__The request__:
Give every line again exactly as it appears, please, but not the pictures.

[Saved entries]
----------------------------------------

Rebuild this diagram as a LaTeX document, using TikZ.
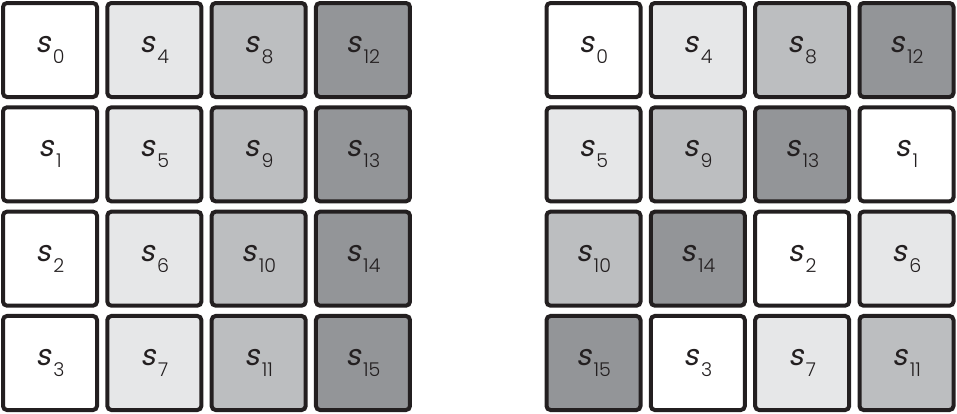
\documentclass[tikz,border=0pt]{standalone}
\usepackage{fontspec}
\newfontfamily\cellfont{Poppins Light}
\newfontfamily\cellfontsl[FakeSlant=0.2]{Poppins}
\definecolor{cW}{HTML}{FFFFFF}
\definecolor{cL}{HTML}{E6E7E8}
\definecolor{cM}{HTML}{BCBEC0}
\definecolor{cD}{HTML}{939598}
\definecolor{ink}{HTML}{231F20}
\newcommand{\sv}[1]{{\cellfontsl\fontsize{29}{29}\selectfont s}\kern2.5pt\raisebox{-11pt}{\cellfont\fontsize{19}{19}\selectfont #1}}
\tikzset{
  cell/.style={draw=ink, line width=4pt, rounded corners=4pt, minimum size=94pt, inner sep=0pt, text=ink},
}
\begin{document}
\begin{tikzpicture}[x=1pt,y=-1pt]
\useasboundingbox (0,0) rectangle (957,413);
% left grid
\foreach \c/\col in {0/cW,1/cL,2/cM,3/cD}{
  \foreach \r in {0,1,2,3}{
    \pgfmathtruncatemacro{\idx}{4*\c+\r}
    \node[cell, fill=\col] (L\idx) at ({50+104.33*\c},{50+104.33*\r}) {\sv{\idx}};
  }
}
% right grid
\foreach \r/\c/\idx/\col in {
  0/0/0/cW, 0/1/4/cL, 0/2/8/cM, 0/3/12/cD,
  1/0/5/cL, 1/1/9/cM, 1/2/13/cD, 1/3/1/cW,
  2/0/10/cM, 2/1/14/cD, 2/2/2/cW, 2/3/6/cL,
  3/0/15/cD, 3/1/3/cW, 3/2/7/cL, 3/3/11/cM}{
  \node[cell, fill=\col] (R\idx) at ({593.5+104.33*\c},{50+104.33*\r}) {\sv{\idx}};
}
\end{tikzpicture}
\end{document}
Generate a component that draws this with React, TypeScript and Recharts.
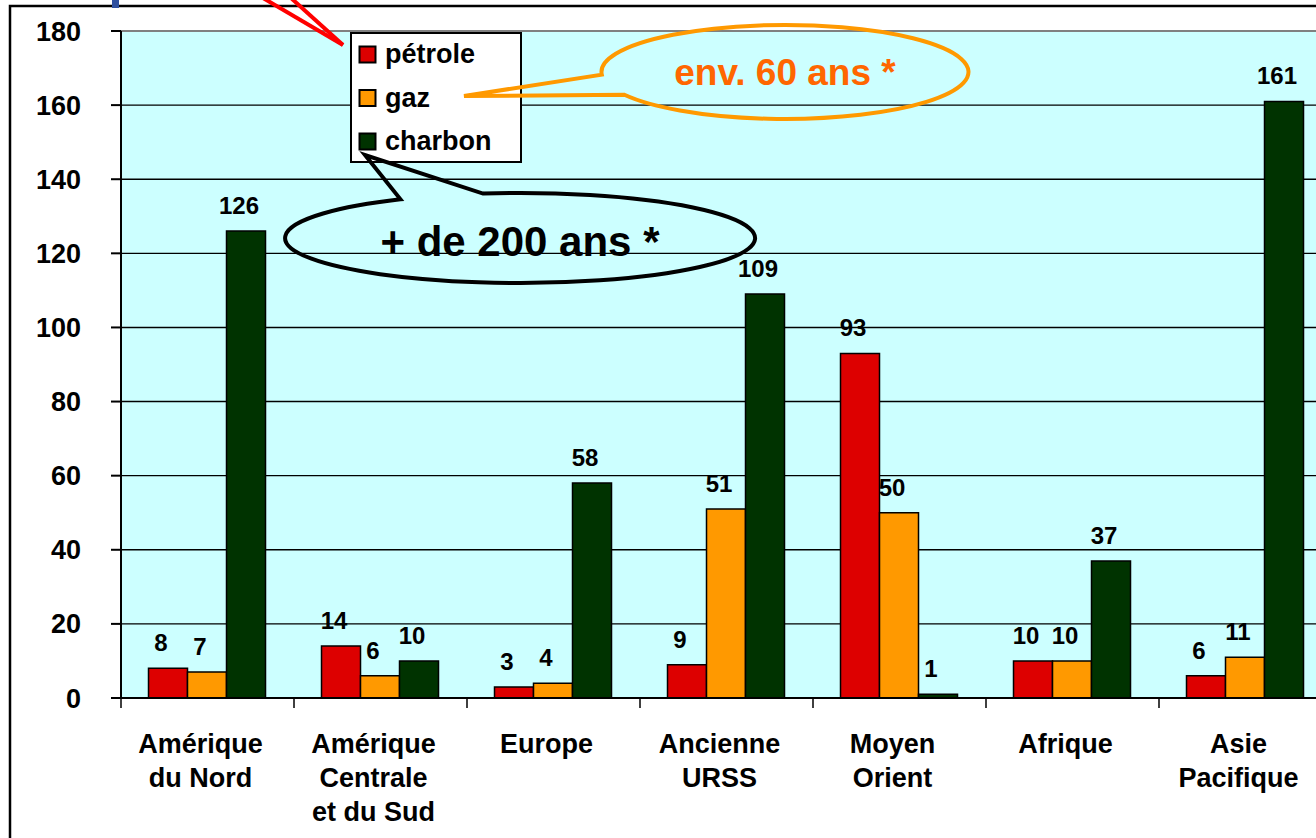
import React from 'react';
import { BarChart, Bar, XAxis, YAxis, CartesianGrid, LabelList, Legend, ReferenceLine } from 'recharts';

const categories = [
  'Amérique\ndu Nord',
  'Amérique\nCentrale\net du Sud',
  'Europe',
  'Ancienne\nURSS',
  'Moyen\nOrient',
  'Afrique',
  'Asie\nPacifique',
];
const petrole = [8, 14, 3, 9, 93, 10, 6];
const gaz = [7, 6, 4, 51, 50, 10, 11];
const charbon = [126, 10, 58, 109, 1, 37, 161];
const yTicks = [0, 20, 40, 60, 80, 100, 120, 140, 160, 180];
const seriesKeys = ['petrole', 'gaz', 'charbon'];
const seriesNames = ['pétrole', 'gaz', 'charbon'];
const seriesColors = ['#DD0000', '#FF9900', '#003300'];
const calloutGaz = 'env. 60 ans *';
const calloutCharbon = '+ de 200 ans *';

const data = categories.map((c, i) => ({
  region: c,
  petrole: petrole[i],
  gaz: gaz[i],
  charbon: charbon[i],
}));

const FONT = '"Liberation Sans", Arial, Helvetica, sans-serif';

const CategoryTick = (props: any) => {
  const { x, y, payload } = props;
  const lines = String(payload.value).split('\n');
  const off = payload.offset ?? 0;
  const tx = x - 7;
  return (
    <g>
      <line x1={x - off} x2={x - off} y1={y} y2={y + 10} stroke="#000" strokeWidth={1.5} />
      <text x={tx} y={y + 55} textAnchor="middle" fontSize={27} fontWeight="bold" fill="#000" fontFamily={FONT}>
        {lines.map((l, i) => (
          <tspan key={i} x={tx} dy={i === 0 ? 0 : 34}>
            {l}
          </tspan>
        ))}
      </text>
    </g>
  );
};

const LegendBox = () => (
  <svg width={172} height={131} style={{ display: 'block' }}>
    <rect x={1} y={1} width={170} height={129} fill="#fff" stroke="#000" strokeWidth={2} />
    {seriesNames.map((n, i) => (
      <g key={n}>
        <rect x={9.5} y={14.5 + i * 43.5} width={16} height={16} fill={seriesColors[i]} stroke="#000" strokeWidth={2} />
        <text x={35} y={31 + i * 43.5} fontSize={27} fontWeight="bold" fill="#000" fontFamily={FONT}>
          {n}
        </text>
      </g>
    ))}
  </svg>
);

export default function App() {
  return (
    <div
      style={{
        position: 'absolute',
        left: 0,
        top: 0,
        width: 1316,
        height: 838,
        overflow: 'hidden',
        background: '#fff',
        fontFamily: FONT,
      }}
    >
      <BarChart
        width={1400}
        height={900}
        data={data}
        margin={{ top: 31, right: 68, bottom: 52, left: 0 }}
        barCategoryGap="15.9%"
        barGap={0}
      >
        <CartesianGrid
          vertical={false}
          stroke="#000"
          strokeWidth={1.4}
          fill="#CCFFFF"
          horizontalValues={[20, 40, 60, 80, 100, 120, 140, 160]}
        />
        <ReferenceLine y={180} stroke="#808080" strokeWidth={2} />
        <XAxis
          dataKey="region"
          interval={0}
          height={150}
          tickSize={0}
          tickMargin={0}
          tickLine={false}
          axisLine={{ stroke: '#000', strokeWidth: 2 }}
          tick={<CategoryTick />}
        />
        <YAxis
          width={121}
          domain={[0, 180]}
          ticks={yTicks}
          interval={0}
          tickSize={10}
          tickMargin={30}
          axisLine={{ stroke: '#000', strokeWidth: 2 }}
          tickLine={{ stroke: '#000', strokeWidth: 2 }}
          tick={{ fontSize: 27, fontWeight: 'bold', fill: '#000', fontFamily: FONT }}
        />
        <Legend
          layout="vertical"
          align="center"
          verticalAlign="middle"
          wrapperStyle={{ position: 'absolute', left: 350, top: 32, width: 172, height: 131 }}
          content={() => <LegendBox />}
        />
        {seriesKeys.map((k, i) => (
          <Bar
            key={k}
            dataKey={k}
            name={seriesNames[i]}
            fill={seriesColors[i]}
            stroke="#000"
            strokeWidth={1.5}
            isAnimationActive={false}
          >
            <LabelList
              dataKey={k}
              position="top"
              offset={17}
              dx={-7}
              fill="#000"
              fontSize={24}
              fontWeight="bold"
              fontFamily={FONT}
            />
          </Bar>
        ))}
      </BarChart>
      <svg
        width={1316}
        height={838}
        style={{ position: 'absolute', left: 0, top: 0, pointerEvents: 'none' }}
      >
        <rect x={10} y={6} width={1400} height={900} fill="none" stroke="#000" strokeWidth={2.5} />
        <rect x={112} y={0} width={7} height={8} fill="#2E4F9E" />
        <line x1={343} y1={45} x2={263} y2={-2} stroke="#FF0000" strokeWidth={4} />
        <line x1={343} y1={45} x2={291} y2={-2} stroke="#FF0000" strokeWidth={4} />
        <path
          d="M 601.8 74.7 A 183.5 47 0 1 1 624.4 94.7 L 464 96 Z"
          fill="none"
          stroke="#FF9900"
          strokeWidth={4}
          strokeLinejoin="miter"
        />
        <text x={785} y={85} textAnchor="middle" fontSize={37} fontWeight="bold" fill="#FF6600" fontFamily={FONT}>
          {calloutGaz}
        </text>
        <path
          d="M 400.5 199.3 A 235 45 0 1 0 483 193.6 L 365 155 Z"
          fill="none"
          stroke="#000"
          strokeWidth={4}
        />
        <text x={520} y={256} textAnchor="middle" fontSize={42} fontWeight="bold" fill="#000" fontFamily={FONT}>
          {calloutCharbon}
        </text>
      </svg>
    </div>
  );
}
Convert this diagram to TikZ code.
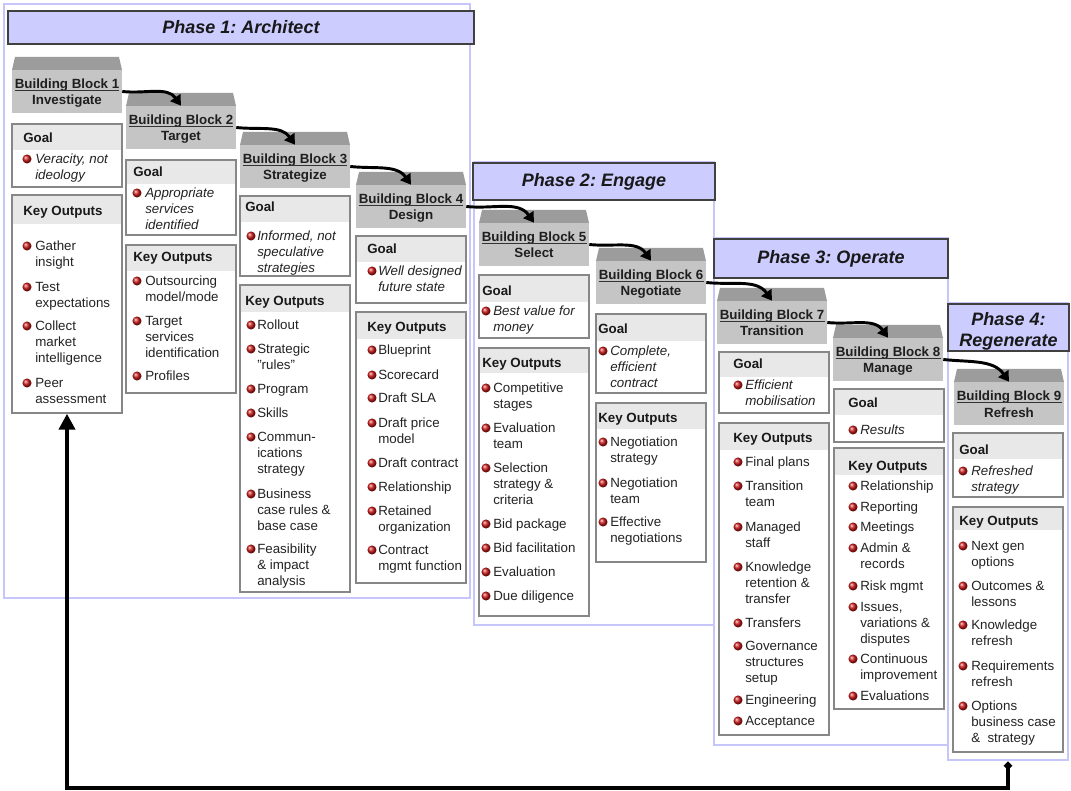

----------------------------------------

__Task solution__:
Rebuild this diagram as a LaTeX document, using TikZ.
\documentclass[tikz,border=0pt]{standalone}
\usepackage{fontspec}
\newfontfamily\cellfont{Poppins Light}
\newfontfamily\cellfontsl[FakeSlant=0.2]{Poppins}
\definecolor{cW}{HTML}{FFFFFF}
\definecolor{cL}{HTML}{E6E7E8}
\definecolor{cM}{HTML}{BCBEC0}
\definecolor{cD}{HTML}{939598}
\definecolor{ink}{HTML}{231F20}
\newcommand{\sv}[1]{{\cellfontsl\fontsize{29}{29}\selectfont s}\kern2.5pt\raisebox{-11pt}{\cellfont\fontsize{19}{19}\selectfont #1}}
\tikzset{
  cell/.style={draw=ink, line width=4pt, rounded corners=4pt, minimum size=94pt, inner sep=0pt, text=ink},
}
\begin{document}
\begin{tikzpicture}[x=1pt,y=-1pt]
\useasboundingbox (0,0) rectangle (957,413);
% left grid
\foreach \c/\col in {0/cW,1/cL,2/cM,3/cD}{
  \foreach \r in {0,1,2,3}{
    \pgfmathtruncatemacro{\idx}{4*\c+\r}
    \node[cell, fill=\col] (L\idx) at ({50+104.33*\c},{50+104.33*\r}) {\sv{\idx}};
  }
}
% right grid
\foreach \r/\c/\idx/\col in {
  0/0/0/cW, 0/1/4/cL, 0/2/8/cM, 0/3/12/cD,
  1/0/5/cL, 1/1/9/cM, 1/2/13/cD, 1/3/1/cW,
  2/0/10/cM, 2/1/14/cD, 2/2/2/cW, 2/3/6/cL,
  3/0/15/cD, 3/1/3/cW, 3/2/7/cL, 3/3/11/cM}{
  \node[cell, fill=\col] (R\idx) at ({593.5+104.33*\c},{50+104.33*\r}) {\sv{\idx}};
}
\end{tikzpicture}
\end{document}
Generate a component that draws this with React, TypeScript and Recharts.
import React from 'react';
import { BarChart, Bar, XAxis, YAxis, CartesianGrid, LabelList, Legend, ReferenceLine } from 'recharts';

const categories = [
  'Amérique\ndu Nord',
  'Amérique\nCentrale\net du Sud',
  'Europe',
  'Ancienne\nURSS',
  'Moyen\nOrient',
  'Afrique',
  'Asie\nPacifique',
];
const petrole = [8, 14, 3, 9, 93, 10, 6];
const gaz = [7, 6, 4, 51, 50, 10, 11];
const charbon = [126, 10, 58, 109, 1, 37, 161];
const yTicks = [0, 20, 40, 60, 80, 100, 120, 140, 160, 180];
const seriesKeys = ['petrole', 'gaz', 'charbon'];
const seriesNames = ['pétrole', 'gaz', 'charbon'];
const seriesColors = ['#DD0000', '#FF9900', '#003300'];
const calloutGaz = 'env. 60 ans *';
const calloutCharbon = '+ de 200 ans *';

const data = categories.map((c, i) => ({
  region: c,
  petrole: petrole[i],
  gaz: gaz[i],
  charbon: charbon[i],
}));

const FONT = '"Liberation Sans", Arial, Helvetica, sans-serif';

const CategoryTick = (props: any) => {
  const { x, y, payload } = props;
  const lines = String(payload.value).split('\n');
  const off = payload.offset ?? 0;
  const tx = x - 7;
  return (
    <g>
      <line x1={x - off} x2={x - off} y1={y} y2={y + 10} stroke="#000" strokeWidth={1.5} />
      <text x={tx} y={y + 55} textAnchor="middle" fontSize={27} fontWeight="bold" fill="#000" fontFamily={FONT}>
        {lines.map((l, i) => (
          <tspan key={i} x={tx} dy={i === 0 ? 0 : 34}>
            {l}
          </tspan>
        ))}
      </text>
    </g>
  );
};

const LegendBox = () => (
  <svg width={172} height={131} style={{ display: 'block' }}>
    <rect x={1} y={1} width={170} height={129} fill="#fff" stroke="#000" strokeWidth={2} />
    {seriesNames.map((n, i) => (
      <g key={n}>
        <rect x={9.5} y={14.5 + i * 43.5} width={16} height={16} fill={seriesColors[i]} stroke="#000" strokeWidth={2} />
        <text x={35} y={31 + i * 43.5} fontSize={27} fontWeight="bold" fill="#000" fontFamily={FONT}>
          {n}
        </text>
      </g>
    ))}
  </svg>
);

export default function App() {
  return (
    <div
      style={{
        position: 'absolute',
        left: 0,
        top: 0,
        width: 1316,
        height: 838,
        overflow: 'hidden',
        background: '#fff',
        fontFamily: FONT,
      }}
    >
      <BarChart
        width={1400}
        height={900}
        data={data}
        margin={{ top: 31, right: 68, bottom: 52, left: 0 }}
        barCategoryGap="15.9%"
        barGap={0}
      >
        <CartesianGrid
          vertical={false}
          stroke="#000"
          strokeWidth={1.4}
          fill="#CCFFFF"
          horizontalValues={[20, 40, 60, 80, 100, 120, 140, 160]}
        />
        <ReferenceLine y={180} stroke="#808080" strokeWidth={2} />
        <XAxis
          dataKey="region"
          interval={0}
          height={150}
          tickSize={0}
          tickMargin={0}
          tickLine={false}
          axisLine={{ stroke: '#000', strokeWidth: 2 }}
          tick={<CategoryTick />}
        />
        <YAxis
          width={121}
          domain={[0, 180]}
          ticks={yTicks}
          interval={0}
          tickSize={10}
          tickMargin={30}
          axisLine={{ stroke: '#000', strokeWidth: 2 }}
          tickLine={{ stroke: '#000', strokeWidth: 2 }}
          tick={{ fontSize: 27, fontWeight: 'bold', fill: '#000', fontFamily: FONT }}
        />
        <Legend
          layout="vertical"
          align="center"
          verticalAlign="middle"
          wrapperStyle={{ position: 'absolute', left: 350, top: 32, width: 172, height: 131 }}
          content={() => <LegendBox />}
        />
        {seriesKeys.map((k, i) => (
          <Bar
            key={k}
            dataKey={k}
            name={seriesNames[i]}
            fill={seriesColors[i]}
            stroke="#000"
            strokeWidth={1.5}
            isAnimationActive={false}
          >
            <LabelList
              dataKey={k}
              position="top"
              offset={17}
              dx={-7}
              fill="#000"
              fontSize={24}
              fontWeight="bold"
              fontFamily={FONT}
            />
          </Bar>
        ))}
      </BarChart>
      <svg
        width={1316}
        height={838}
        style={{ position: 'absolute', left: 0, top: 0, pointerEvents: 'none' }}
      >
        <rect x={10} y={6} width={1400} height={900} fill="none" stroke="#000" strokeWidth={2.5} />
        <rect x={112} y={0} width={7} height={8} fill="#2E4F9E" />
        <line x1={343} y1={45} x2={263} y2={-2} stroke="#FF0000" strokeWidth={4} />
        <line x1={343} y1={45} x2={291} y2={-2} stroke="#FF0000" strokeWidth={4} />
        <path
          d="M 601.8 74.7 A 183.5 47 0 1 1 624.4 94.7 L 464 96 Z"
          fill="none"
          stroke="#FF9900"
          strokeWidth={4}
          strokeLinejoin="miter"
        />
        <text x={785} y={85} textAnchor="middle" fontSize={37} fontWeight="bold" fill="#FF6600" fontFamily={FONT}>
          {calloutGaz}
        </text>
        <path
          d="M 400.5 199.3 A 235 45 0 1 0 483 193.6 L 365 155 Z"
          fill="none"
          stroke="#000"
          strokeWidth={4}
        />
        <text x={520} y={256} textAnchor="middle" fontSize={42} fontWeight="bold" fill="#000" fontFamily={FONT}>
          {calloutCharbon}
        </text>
      </svg>
    </div>
  );
}
Convert this diagram to TikZ code.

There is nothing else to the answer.